* _PROBLEM DESCRIPTION_
Reproduce exactly the run of lines from the one containing "Reproduce this chart" through the one containing "import * as". Pictures do not belong in the copy.

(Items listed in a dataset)

----

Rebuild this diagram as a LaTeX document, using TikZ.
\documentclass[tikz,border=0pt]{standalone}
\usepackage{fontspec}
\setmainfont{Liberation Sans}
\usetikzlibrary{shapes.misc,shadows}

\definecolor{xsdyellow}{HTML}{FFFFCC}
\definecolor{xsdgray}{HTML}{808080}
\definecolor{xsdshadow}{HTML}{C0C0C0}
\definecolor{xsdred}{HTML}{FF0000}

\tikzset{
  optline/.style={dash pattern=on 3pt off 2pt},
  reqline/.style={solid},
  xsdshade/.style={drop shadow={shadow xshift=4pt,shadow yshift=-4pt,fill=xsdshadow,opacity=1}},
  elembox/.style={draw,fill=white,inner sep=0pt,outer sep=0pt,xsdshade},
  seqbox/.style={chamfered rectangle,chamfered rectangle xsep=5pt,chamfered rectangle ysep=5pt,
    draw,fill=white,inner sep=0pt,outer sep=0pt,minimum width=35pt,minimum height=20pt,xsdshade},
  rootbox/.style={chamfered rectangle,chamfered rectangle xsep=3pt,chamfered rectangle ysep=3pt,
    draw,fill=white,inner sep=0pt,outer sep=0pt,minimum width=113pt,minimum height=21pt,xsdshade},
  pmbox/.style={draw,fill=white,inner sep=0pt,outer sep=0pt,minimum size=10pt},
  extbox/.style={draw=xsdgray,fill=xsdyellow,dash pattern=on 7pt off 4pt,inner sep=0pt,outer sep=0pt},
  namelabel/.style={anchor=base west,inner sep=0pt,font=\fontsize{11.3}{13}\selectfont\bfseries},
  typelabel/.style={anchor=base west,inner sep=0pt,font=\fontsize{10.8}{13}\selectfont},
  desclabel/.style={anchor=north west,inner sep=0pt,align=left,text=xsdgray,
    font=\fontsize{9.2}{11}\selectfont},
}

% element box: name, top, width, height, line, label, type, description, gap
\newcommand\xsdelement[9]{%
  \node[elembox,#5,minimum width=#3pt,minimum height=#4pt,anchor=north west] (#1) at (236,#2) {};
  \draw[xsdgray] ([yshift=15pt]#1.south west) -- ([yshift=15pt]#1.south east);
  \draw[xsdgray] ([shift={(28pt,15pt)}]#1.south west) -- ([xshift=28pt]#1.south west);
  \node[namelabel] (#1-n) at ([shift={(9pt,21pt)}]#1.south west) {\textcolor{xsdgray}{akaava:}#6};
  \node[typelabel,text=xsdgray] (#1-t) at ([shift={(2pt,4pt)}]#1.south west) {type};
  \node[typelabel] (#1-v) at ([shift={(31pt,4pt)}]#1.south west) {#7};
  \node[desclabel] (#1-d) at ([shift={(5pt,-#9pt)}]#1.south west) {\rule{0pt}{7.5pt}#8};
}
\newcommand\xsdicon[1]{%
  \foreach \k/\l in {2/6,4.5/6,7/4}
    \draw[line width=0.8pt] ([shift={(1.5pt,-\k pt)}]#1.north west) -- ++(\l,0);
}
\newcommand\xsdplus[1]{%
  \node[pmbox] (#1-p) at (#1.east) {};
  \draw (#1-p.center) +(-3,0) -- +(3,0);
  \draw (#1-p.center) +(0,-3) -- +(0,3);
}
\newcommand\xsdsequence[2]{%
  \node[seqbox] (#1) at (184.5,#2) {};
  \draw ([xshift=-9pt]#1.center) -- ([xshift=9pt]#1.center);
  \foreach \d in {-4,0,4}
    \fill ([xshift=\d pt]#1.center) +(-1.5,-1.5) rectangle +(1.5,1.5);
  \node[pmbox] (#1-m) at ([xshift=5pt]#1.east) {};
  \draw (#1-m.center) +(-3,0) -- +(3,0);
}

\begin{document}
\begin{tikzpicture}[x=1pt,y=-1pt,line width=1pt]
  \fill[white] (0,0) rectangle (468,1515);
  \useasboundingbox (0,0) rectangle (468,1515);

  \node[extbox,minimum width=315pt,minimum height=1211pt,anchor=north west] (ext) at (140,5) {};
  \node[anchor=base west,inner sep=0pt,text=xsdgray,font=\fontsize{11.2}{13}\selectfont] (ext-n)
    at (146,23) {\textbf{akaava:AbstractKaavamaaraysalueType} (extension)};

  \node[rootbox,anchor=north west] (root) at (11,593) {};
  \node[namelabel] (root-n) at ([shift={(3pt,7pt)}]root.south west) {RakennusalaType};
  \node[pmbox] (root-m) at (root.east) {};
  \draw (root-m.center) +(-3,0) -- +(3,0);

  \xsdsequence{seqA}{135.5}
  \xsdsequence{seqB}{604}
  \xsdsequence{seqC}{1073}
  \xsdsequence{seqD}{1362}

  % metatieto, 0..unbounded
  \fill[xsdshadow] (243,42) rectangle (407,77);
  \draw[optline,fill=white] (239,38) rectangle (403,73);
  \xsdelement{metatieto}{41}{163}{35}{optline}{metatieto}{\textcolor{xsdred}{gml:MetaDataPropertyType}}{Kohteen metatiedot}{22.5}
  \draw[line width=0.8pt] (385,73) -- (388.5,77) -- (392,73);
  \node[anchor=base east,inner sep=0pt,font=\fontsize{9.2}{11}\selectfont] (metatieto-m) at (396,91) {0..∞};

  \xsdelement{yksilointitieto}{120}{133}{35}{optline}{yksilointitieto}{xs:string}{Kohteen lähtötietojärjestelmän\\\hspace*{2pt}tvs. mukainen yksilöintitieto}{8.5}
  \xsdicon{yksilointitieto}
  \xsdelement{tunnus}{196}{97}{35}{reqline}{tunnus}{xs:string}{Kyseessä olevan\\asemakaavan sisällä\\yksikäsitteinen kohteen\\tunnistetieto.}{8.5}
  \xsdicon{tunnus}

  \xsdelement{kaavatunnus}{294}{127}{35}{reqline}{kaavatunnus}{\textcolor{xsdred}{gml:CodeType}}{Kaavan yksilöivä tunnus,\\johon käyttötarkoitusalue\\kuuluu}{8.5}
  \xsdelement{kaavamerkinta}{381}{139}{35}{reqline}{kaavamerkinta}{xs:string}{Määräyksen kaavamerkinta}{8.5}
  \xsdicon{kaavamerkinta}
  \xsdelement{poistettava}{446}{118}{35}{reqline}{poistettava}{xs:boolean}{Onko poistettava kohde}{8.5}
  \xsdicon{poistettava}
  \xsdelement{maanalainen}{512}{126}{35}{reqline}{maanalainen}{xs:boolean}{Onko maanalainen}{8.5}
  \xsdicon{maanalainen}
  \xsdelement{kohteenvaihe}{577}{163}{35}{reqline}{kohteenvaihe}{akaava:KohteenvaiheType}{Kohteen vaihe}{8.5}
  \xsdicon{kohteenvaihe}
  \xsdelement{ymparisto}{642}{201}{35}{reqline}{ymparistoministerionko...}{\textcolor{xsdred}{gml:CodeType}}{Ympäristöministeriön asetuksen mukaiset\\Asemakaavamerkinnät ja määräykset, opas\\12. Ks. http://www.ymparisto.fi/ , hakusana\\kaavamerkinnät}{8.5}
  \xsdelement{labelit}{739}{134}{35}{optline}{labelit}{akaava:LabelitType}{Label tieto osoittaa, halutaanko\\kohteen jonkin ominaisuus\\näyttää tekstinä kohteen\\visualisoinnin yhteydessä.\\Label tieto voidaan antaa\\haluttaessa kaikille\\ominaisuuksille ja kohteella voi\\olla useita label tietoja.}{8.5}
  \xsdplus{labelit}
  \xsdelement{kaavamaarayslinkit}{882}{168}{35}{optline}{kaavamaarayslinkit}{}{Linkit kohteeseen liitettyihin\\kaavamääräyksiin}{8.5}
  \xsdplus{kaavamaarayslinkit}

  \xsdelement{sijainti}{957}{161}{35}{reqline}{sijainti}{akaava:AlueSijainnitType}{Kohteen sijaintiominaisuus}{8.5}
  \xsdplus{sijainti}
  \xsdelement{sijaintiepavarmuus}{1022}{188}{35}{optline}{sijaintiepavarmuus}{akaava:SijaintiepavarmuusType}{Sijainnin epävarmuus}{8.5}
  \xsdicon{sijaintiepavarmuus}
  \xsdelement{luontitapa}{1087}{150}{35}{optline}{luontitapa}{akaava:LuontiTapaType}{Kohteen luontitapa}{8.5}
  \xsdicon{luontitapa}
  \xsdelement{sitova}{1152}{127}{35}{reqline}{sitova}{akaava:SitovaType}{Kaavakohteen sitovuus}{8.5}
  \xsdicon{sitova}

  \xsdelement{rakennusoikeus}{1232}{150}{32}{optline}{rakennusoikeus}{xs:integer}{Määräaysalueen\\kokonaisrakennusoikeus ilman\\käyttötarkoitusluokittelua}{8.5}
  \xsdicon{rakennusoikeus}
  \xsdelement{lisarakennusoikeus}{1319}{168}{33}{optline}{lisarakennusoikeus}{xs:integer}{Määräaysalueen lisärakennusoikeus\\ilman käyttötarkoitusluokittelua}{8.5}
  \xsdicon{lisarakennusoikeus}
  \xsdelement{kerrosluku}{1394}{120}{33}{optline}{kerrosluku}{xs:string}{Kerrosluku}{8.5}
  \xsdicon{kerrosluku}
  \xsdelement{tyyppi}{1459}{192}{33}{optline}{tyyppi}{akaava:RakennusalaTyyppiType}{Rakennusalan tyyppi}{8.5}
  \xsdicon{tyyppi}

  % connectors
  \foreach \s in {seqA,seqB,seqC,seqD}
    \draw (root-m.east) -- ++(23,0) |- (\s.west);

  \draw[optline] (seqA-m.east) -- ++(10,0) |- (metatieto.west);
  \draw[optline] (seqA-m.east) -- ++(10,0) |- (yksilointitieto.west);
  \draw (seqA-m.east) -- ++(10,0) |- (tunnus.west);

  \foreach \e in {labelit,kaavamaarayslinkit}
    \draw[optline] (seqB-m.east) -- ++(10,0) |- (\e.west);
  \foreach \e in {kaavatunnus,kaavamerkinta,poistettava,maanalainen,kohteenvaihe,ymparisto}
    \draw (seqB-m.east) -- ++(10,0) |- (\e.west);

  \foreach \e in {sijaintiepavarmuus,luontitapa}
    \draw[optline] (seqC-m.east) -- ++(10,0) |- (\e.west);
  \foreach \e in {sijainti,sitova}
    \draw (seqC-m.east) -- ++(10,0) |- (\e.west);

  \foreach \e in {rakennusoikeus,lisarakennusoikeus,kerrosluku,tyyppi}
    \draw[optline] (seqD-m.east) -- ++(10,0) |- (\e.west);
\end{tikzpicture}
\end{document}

----

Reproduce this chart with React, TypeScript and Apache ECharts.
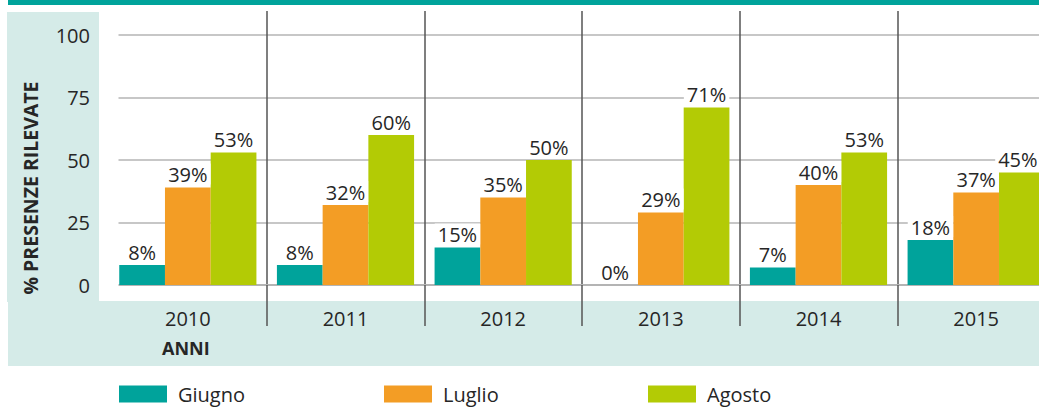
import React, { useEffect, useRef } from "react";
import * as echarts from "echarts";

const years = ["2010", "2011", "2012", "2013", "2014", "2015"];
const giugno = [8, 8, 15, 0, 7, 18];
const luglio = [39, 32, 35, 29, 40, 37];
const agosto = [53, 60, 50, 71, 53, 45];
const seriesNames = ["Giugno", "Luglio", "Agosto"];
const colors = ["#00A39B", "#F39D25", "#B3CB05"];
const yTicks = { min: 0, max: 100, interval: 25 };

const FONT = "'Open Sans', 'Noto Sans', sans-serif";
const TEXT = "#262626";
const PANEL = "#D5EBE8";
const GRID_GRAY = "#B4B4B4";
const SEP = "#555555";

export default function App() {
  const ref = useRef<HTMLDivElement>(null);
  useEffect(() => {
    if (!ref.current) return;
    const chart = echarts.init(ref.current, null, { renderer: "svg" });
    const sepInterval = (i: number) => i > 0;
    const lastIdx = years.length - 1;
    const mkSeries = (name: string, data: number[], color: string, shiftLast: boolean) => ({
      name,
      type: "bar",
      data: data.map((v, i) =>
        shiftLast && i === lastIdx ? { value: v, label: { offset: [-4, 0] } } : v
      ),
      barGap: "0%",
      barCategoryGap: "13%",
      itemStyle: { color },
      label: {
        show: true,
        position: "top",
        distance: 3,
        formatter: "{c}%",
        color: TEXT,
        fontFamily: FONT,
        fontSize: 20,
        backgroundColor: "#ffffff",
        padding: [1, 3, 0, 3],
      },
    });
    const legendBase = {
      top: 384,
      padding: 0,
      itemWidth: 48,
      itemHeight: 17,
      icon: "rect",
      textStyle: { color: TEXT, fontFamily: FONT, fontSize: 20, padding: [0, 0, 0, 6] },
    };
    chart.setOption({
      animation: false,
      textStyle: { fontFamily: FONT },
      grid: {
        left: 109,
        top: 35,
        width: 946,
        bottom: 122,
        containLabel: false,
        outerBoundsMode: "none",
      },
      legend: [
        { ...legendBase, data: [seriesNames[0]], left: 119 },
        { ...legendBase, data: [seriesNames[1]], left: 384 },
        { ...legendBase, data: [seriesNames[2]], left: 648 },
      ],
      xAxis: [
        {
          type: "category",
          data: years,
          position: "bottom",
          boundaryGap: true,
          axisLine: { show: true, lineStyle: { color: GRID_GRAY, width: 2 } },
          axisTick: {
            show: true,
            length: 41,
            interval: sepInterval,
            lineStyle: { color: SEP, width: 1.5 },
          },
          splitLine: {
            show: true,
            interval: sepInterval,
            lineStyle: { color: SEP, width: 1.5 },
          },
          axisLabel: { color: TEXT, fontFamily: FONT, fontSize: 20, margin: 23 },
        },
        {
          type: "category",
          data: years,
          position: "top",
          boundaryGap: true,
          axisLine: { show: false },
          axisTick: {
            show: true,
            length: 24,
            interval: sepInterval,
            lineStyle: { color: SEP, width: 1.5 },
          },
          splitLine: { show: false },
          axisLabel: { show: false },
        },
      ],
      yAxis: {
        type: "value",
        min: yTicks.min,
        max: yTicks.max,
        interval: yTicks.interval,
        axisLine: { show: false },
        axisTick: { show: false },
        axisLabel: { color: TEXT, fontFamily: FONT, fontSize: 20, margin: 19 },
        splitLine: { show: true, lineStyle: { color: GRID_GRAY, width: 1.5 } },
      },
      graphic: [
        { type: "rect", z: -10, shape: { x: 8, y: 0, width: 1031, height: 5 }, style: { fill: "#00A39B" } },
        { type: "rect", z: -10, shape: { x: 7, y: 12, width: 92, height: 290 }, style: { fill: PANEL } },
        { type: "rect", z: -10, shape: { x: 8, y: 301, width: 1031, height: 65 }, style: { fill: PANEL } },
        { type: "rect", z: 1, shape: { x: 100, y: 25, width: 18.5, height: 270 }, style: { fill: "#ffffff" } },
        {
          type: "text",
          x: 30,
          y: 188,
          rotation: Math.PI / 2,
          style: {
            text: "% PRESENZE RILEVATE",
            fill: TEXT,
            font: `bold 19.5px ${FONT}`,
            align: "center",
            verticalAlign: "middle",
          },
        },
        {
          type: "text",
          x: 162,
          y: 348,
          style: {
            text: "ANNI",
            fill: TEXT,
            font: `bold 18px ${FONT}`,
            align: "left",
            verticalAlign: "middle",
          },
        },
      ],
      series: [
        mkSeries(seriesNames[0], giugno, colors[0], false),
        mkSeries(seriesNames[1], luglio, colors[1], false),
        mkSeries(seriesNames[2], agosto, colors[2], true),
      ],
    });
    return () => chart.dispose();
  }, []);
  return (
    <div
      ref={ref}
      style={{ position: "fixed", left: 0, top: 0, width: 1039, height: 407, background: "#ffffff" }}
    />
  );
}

----

* _CORRECT RESULT_
Reproduce this chart with React, TypeScript and Apache ECharts.
import React, { useEffect, useRef } from "react";
import * as echarts from "echarts";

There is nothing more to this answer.